ВЗГЛЯД: Хорошее основание для мифа о сверхчеловеке, кстати. Как вы думаете, удастся ли все-таки создать этот патриотический миф или что-то может помешать?
К. С.: Я считаю, что вообще вся подобная мифология обречена по определению. История – не окостеневший школьный учебник, это постоянная ревизия, постоянный анализ, бесконечный штурм вчерашних постулатов. То есть нужно либо, как при Сталине, вообще запретить историю, то есть ввести несколько канонических книжек и на этом успокоиться, либо как-то бесконечно модифицировать патриотический миф в соответствии с новыми историческими реалиями, новыми историческими исследованиями. Но я говорю, что патриотический миф как миф о противостоянии России Западу – он, на мой взгляд, настолько не соответствует исторической правде, что он обречен.

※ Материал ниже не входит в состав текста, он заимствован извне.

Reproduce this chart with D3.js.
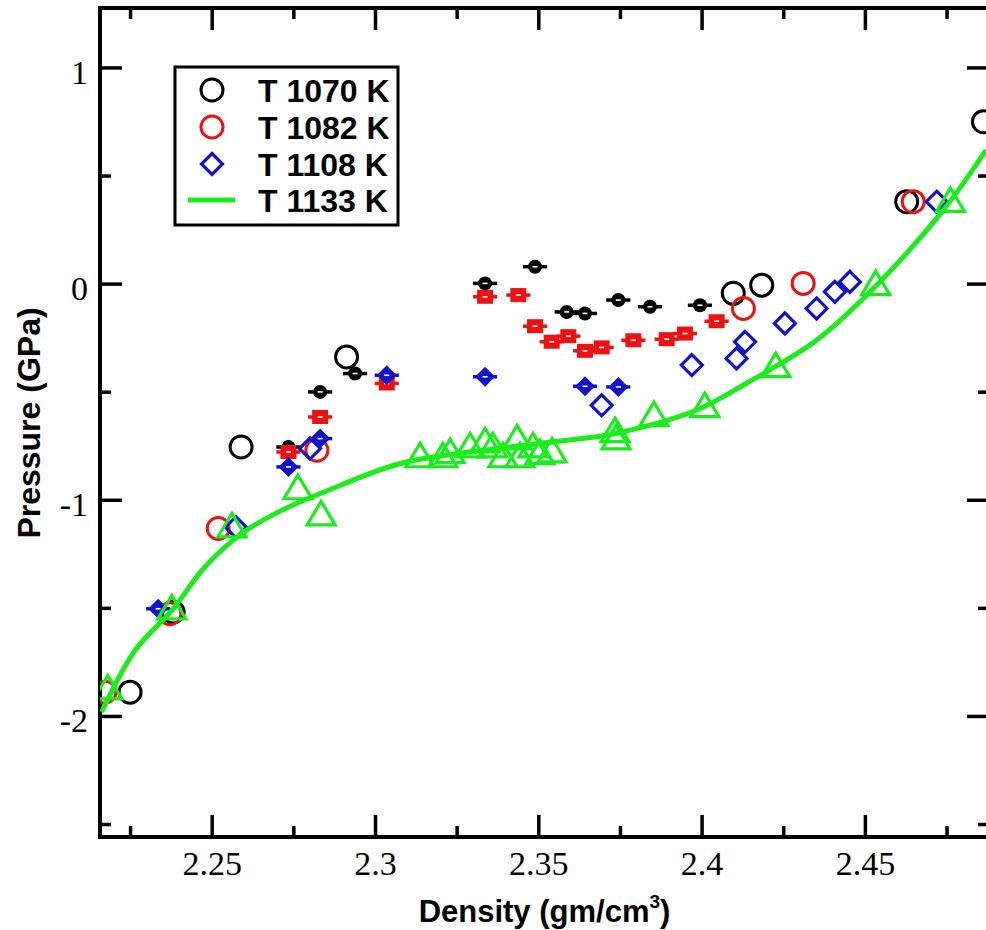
<!DOCTYPE html>
<html>
<head>
<meta charset="utf-8">
<script src="https://cdn.jsdelivr.net/npm/d3@7"></script>
<style>
  body { margin: 0; background: #fff; }
  svg { display: block; }
  .tick text { font-family: "Liberation Serif", Tinos, "DejaVu Serif", serif; font-size: 34px; }
  .title { font-family: "Liberation Sans", Arimo, Arial, sans-serif; font-weight: bold; }
</style>
</head>
<body>
<div id="chart"></div>
<script>
// tick values
var densityTicks = [2.25, 2.3, 2.35, 2.4, 2.45];
var densityMinor = [2.225, 2.275, 2.325, 2.375, 2.425, 2.475];
var pressureTicks = [-2, -1, 0, 1];
var pressureMinor = [-2.5, -1.5, -0.5, 0.5];

// legend
var seriesNames = ["T 1070 K", "T 1082 K", "T 1108 K", "T 1133 K"];

// [density, pressure]
var t1070Open = [[2.2250, -1.890], [2.2382, -1.519], [2.2590, -0.756], [2.2913, -0.339],
  [2.4097, -0.045], [2.4184, -0.007], [2.4628, 0.379], [2.4863, 0.749]];
var t1070Err = [[2.2735, -0.756], [2.2832, -0.501], [2.2939, -0.416], [2.3337, 0.001],
  [2.3490, 0.078], [2.3587, -0.131], [2.3643, -0.138], [2.3745, -0.076], [2.3842, -0.107],
  [2.3995, -0.100]];
var t1082Open = [[2.2173, -1.890], [2.2372, -1.527], [2.2520, -1.133], [2.2822, -0.771],
  [2.4128, -0.115], [2.4311, 0.001], [2.4648, 0.379]];
var t1082Err = [[2.2735, -0.779], [2.2832, -0.617], [2.3036, -0.462], [2.3337, -0.061],
  [2.3439, -0.053], [2.3490, -0.197], [2.3541, -0.269], [2.3592, -0.243], [2.3643, -0.311],
  [2.3694, -0.295], [2.3791, -0.262], [2.3893, -0.257], [2.3949, -0.231], [2.4046, -0.174]];
var t1108Open = [[2.2574, -1.127], [2.2801, -0.763], [2.3694, -0.563], [2.3970, -0.377],
  [2.4107, -0.346], [2.4133, -0.269], [2.4255, -0.184], [2.4352, -0.115], [2.4408, -0.038],
  [2.4454, 0.008], [2.4720, 0.379]];
var t1108Err = [[2.2336, -1.504], [2.2735, -0.848], [2.2832, -0.717], [2.3036, -0.424],
  [2.3337, -0.431], [2.3643, -0.475], [2.3745, -0.478]];
var t1133Tri = [[2.2182, -1.868], [2.2378, -1.498], [2.2562, -1.118], [2.2764, -0.942],
  [2.2835, -1.063], [2.3138, -0.794], [2.3208, -0.794], [2.3230, -0.775], [2.3291, -0.748],
  [2.3337, -0.725], [2.3361, -0.748], [2.3392, -0.794], [2.3435, -0.711], [2.3444, -0.794],
  [2.3484, -0.748], [2.3505, -0.780], [2.3542, -0.771], [2.3735, -0.678], [2.3738, -0.711],
  [2.3854, -0.604], [2.4010, -0.562], [2.4227, -0.377], [2.4533, 0.002], [2.4762, 0.387]];
var t1133Fit = [[2.2163, -1.982], [2.2265, -1.697], [2.2378, -1.512], [2.2479, -1.311],
  [2.2592, -1.156], [2.2714, -1.049], [2.2857, -0.956], [2.3077, -0.832], [2.3331, -0.771],
  [2.3587, -0.725], [2.3740, -0.692], [2.3983, -0.586], [2.4136, -0.462], [2.4352, -0.262],
  [2.4531, -0.015], [2.4740, 0.340], [2.4871, 0.618]];
var densityErr = 0.0037;

var svgWidth = 986;
var svgHeight = 930;
var plot = { left: 100, right: 989, top: 8, bottom: 837 };

var black = "#000000", red = "#ee1111", blue = "#1212cc", green = "#1aee1a";

var svg = d3.select("#chart").append("svg")
  .attr("width", svgWidth)
  .attr("height", svgHeight);

var x = d3.scaleLinear().domain([2.2158, 2.4880]).range([plot.left, plot.right]);
var y = d3.scaleLinear().domain([-2.56, 1.275]).range([plot.bottom, plot.top]);

svg.append("clipPath").attr("id", "clip")
  .append("rect")
  .attr("x", plot.left).attr("y", plot.top)
  .attr("width", plot.right - plot.left).attr("height", plot.bottom - plot.top);

// axes: major + minor ticks on all four sides, pointing inward
function styleAxis(g) {
  g.attr("font-family", null).attr("font-size", null);
  g.select(".domain").remove();
  g.selectAll(".tick line").attr("stroke", "#000").attr("stroke-width", 3.5);
  g.selectAll("text").attr("fill", "#000");
}

svg.append("g").attr("transform", `translate(0, ${plot.bottom})`)
  .call(d3.axisBottom(x).tickValues(densityTicks).tickSize(-22).tickPadding(14).tickFormat(d => String(d)))
  .call(styleAxis);
svg.append("g").attr("transform", `translate(0, ${plot.bottom})`)
  .call(d3.axisBottom(x).tickValues(densityMinor).tickSize(-11).tickFormat(""))
  .call(styleAxis);
svg.append("g").attr("transform", `translate(0, ${plot.top})`)
  .call(d3.axisTop(x).tickValues(densityTicks).tickSize(-22).tickFormat(""))
  .call(styleAxis);
svg.append("g").attr("transform", `translate(0, ${plot.top})`)
  .call(d3.axisTop(x).tickValues(densityMinor).tickSize(-11).tickFormat(""))
  .call(styleAxis);

svg.append("g").attr("transform", `translate(${plot.left}, 0)`)
  .call(d3.axisLeft(y).tickValues(pressureTicks).tickSize(-22).tickPadding(12).tickFormat(d => String(d)))
  .call(styleAxis)
  .selectAll("text").attr("dy", "0.46em");
svg.append("g").attr("transform", `translate(${plot.left}, 0)`)
  .call(d3.axisLeft(y).tickValues(pressureMinor).tickSize(-11).tickFormat(""))
  .call(styleAxis);
svg.append("g").attr("transform", `translate(${plot.right}, 0)`)
  .call(d3.axisRight(y).tickValues(pressureTicks).tickSize(-22).tickFormat(""))
  .call(styleAxis);
svg.append("g").attr("transform", `translate(${plot.right}, 0)`)
  .call(d3.axisRight(y).tickValues(pressureMinor).tickSize(-11).tickFormat(""))
  .call(styleAxis);

// frame
svg.append("rect")
  .attr("x", plot.left).attr("y", plot.top)
  .attr("width", plot.right - plot.left).attr("height", plot.bottom - plot.top)
  .attr("fill", "none").attr("stroke", "#000").attr("stroke-width", 4);

var chartGroup = svg.append("g").attr("clip-path", "url(#clip)");

function diamond(cx, cy, r) {
  return `M${cx},${cy - r}L${cx + r},${cy}L${cx},${cy + r}L${cx - r},${cy}Z`;
}
function triangle(cx, cy) {
  return `M${cx},${cy - 12}L${cx + 14},${cy + 11.5}L${cx - 14},${cy + 11.5}Z`;
}

// filled symbols with horizontal error bars
function errSeries(data, color, shape) {
  var g = chartGroup.append("g");
  g.selectAll("line").data(data).enter().append("line")
    .attr("x1", d => x(d[0] - densityErr)).attr("x2", d => x(d[0] + densityErr))
    .attr("y1", d => y(d[1])).attr("y2", d => y(d[1]))
    .attr("stroke", color).attr("stroke-width", 3.5);
  var marks = g.selectAll(".mk").data(data).enter();
  if (shape === "circle") {
    marks.append("circle").attr("class", "mk")
      .attr("cx", d => x(d[0])).attr("cy", d => y(d[1])).attr("r", 7).attr("fill", color);
  } else if (shape === "square") {
    marks.append("rect").attr("class", "mk")
      .attr("x", d => x(d[0]) - 8).attr("y", d => y(d[1]) - 7)
      .attr("width", 16).attr("height", 14).attr("fill", color);
  } else {
    marks.append("path").attr("class", "mk")
      .attr("d", d => diamond(x(d[0]), y(d[1]), 10)).attr("fill", color);
  }
  g.selectAll(".dot").data(data).enter().append("rect")
    .attr("x", d => x(d[0]) - 2.5).attr("y", d => y(d[1]) - 0.8)
    .attr("width", 5).attr("height", 1.6).attr("fill", "#fff");
}

// T 1070
chartGroup.append("g").selectAll("circle").data(t1070Open).enter().append("circle")
  .attr("cx", d => x(d[0])).attr("cy", d => y(d[1])).attr("r", 11)
  .attr("fill", "none").attr("stroke", black).attr("stroke-width", 3);
errSeries(t1070Err, black, "circle");

// T 1082
chartGroup.append("g").selectAll("circle").data(t1082Open).enter().append("circle")
  .attr("cx", d => x(d[0])).attr("cy", d => y(d[1])).attr("r", 11)
  .attr("fill", "none").attr("stroke", red).attr("stroke-width", 3);
errSeries(t1082Err, red, "square");

// T 1108
chartGroup.append("g").selectAll("path").data(t1108Open).enter().append("path")
  .attr("d", d => diamond(x(d[0]), y(d[1]), 10.5))
  .attr("fill", "none").attr("stroke", blue).attr("stroke-width", 3.2);
errSeries(t1108Err, blue, "diamond");

// T 1133
chartGroup.append("g").selectAll("path").data(t1133Tri).enter().append("path")
  .attr("d", d => triangle(x(d[0]), y(d[1])))
  .attr("fill", "none").attr("stroke", green).attr("stroke-width", 3.2);

var fitLine = d3.line()
  .x(d => x(d[0]))
  .y(d => y(d[1]))
  .curve(d3.curveCatmullRom);
chartGroup.append("path")
  .datum(t1133Fit)
  .attr("d", fitLine)
  .attr("fill", "none").attr("stroke", green).attr("stroke-width", 5);

// legend
var legend = svg.append("g");
legend.append("rect")
  .attr("x", 175).attr("y", 67).attr("width", 223).attr("height", 158)
  .attr("fill", "#fff").attr("stroke", "#000").attr("stroke-width", 3);
var rowY = [90, 127, 164, 200];
legend.append("circle").attr("cx", 212).attr("cy", rowY[0]).attr("r", 11)
  .attr("fill", "none").attr("stroke", black).attr("stroke-width", 3);
legend.append("circle").attr("cx", 212).attr("cy", rowY[1]).attr("r", 11)
  .attr("fill", "none").attr("stroke", red).attr("stroke-width", 3);
legend.append("path").attr("d", diamond(212, rowY[2], 10.5))
  .attr("fill", "none").attr("stroke", blue).attr("stroke-width", 3.2);
legend.append("line").attr("x1", 188).attr("x2", 235).attr("y1", rowY[3]).attr("y2", rowY[3])
  .attr("stroke", green).attr("stroke-width", 5);
legend.selectAll("text").data(seriesNames).enter().append("text")
  .attr("class", "title")
  .attr("x", 258)
  .attr("y", (d, i) => rowY[i] + 11.5)
  .style("font-size", "32px")
  .text(d => d);

// axis titles
var xTitle = svg.append("text")
  .attr("class", "title")
  .attr("x", (plot.left + plot.right) / 2)
  .attr("y", 922)
  .attr("text-anchor", "middle")
  .style("font-size", "31px");
xTitle.append("tspan").text("Density (gm/cm");
xTitle.append("tspan").attr("dy", -14).style("font-size", "19px").text("3");
xTitle.append("tspan").attr("dy", 14).text(")");

svg.append("text")
  .attr("class", "title")
  .attr("transform", "translate(40, 423) rotate(-90)")
  .attr("text-anchor", "middle")
  .style("font-size", "32px")
  .text("Pressure (GPa)");
</script>
</body>
</html>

ВЗГЛЯД: А какие уроки все-таки можно извлечь из нашей победы в 1813 году? Вот буквально для дня сегодняшнего?
К. С.: Для идеологии война 1812 года намного удобней, чем Великая Отечественная. Война 1812 года может работать фактически на любой аспект российской идеологии. И вот теперь ее медленно запрягают в идеологему противостояния Востока и Запада, продолжения холодной войны, к сожалению.
На мой взгляд, из опыта войны 1812 года нужно вынести, прежде всего, следующее: Россия – европейская держава. Это не Восток, противостоящий Западу, это восточная окраина Запада. Все интересы России, ее надежды и устремления находятся на континенте по имени Европа. И к Европе нельзя относиться как к какому-то святилищу, где сплошные святыни, а мы такие глупые, грязные и несчастные. К Европе нельзя относиться как к благополучному сытому миру, который нас далеко опередил. Этого там нет, потому что там огромные проблемы, я хорошо знаю европейцев, и многих проблем нет в России. Нельзя говорить, что Россия во всех отношениях менее благополучная страна, чем Франция, как Россия в 1812 году, так и современная Россия. Мы и есть Европа, и России нужно сделать все, чтобы погасить конфликты внутри Европы, любую напряженность: не потому, что Европа такая хорошая, а потому, что Европа – это дом, в котором Россия живет. Этот дом – стеклянный, и нельзя бросаться в нем камнями лишь потому, что нам так вдруг захотелось.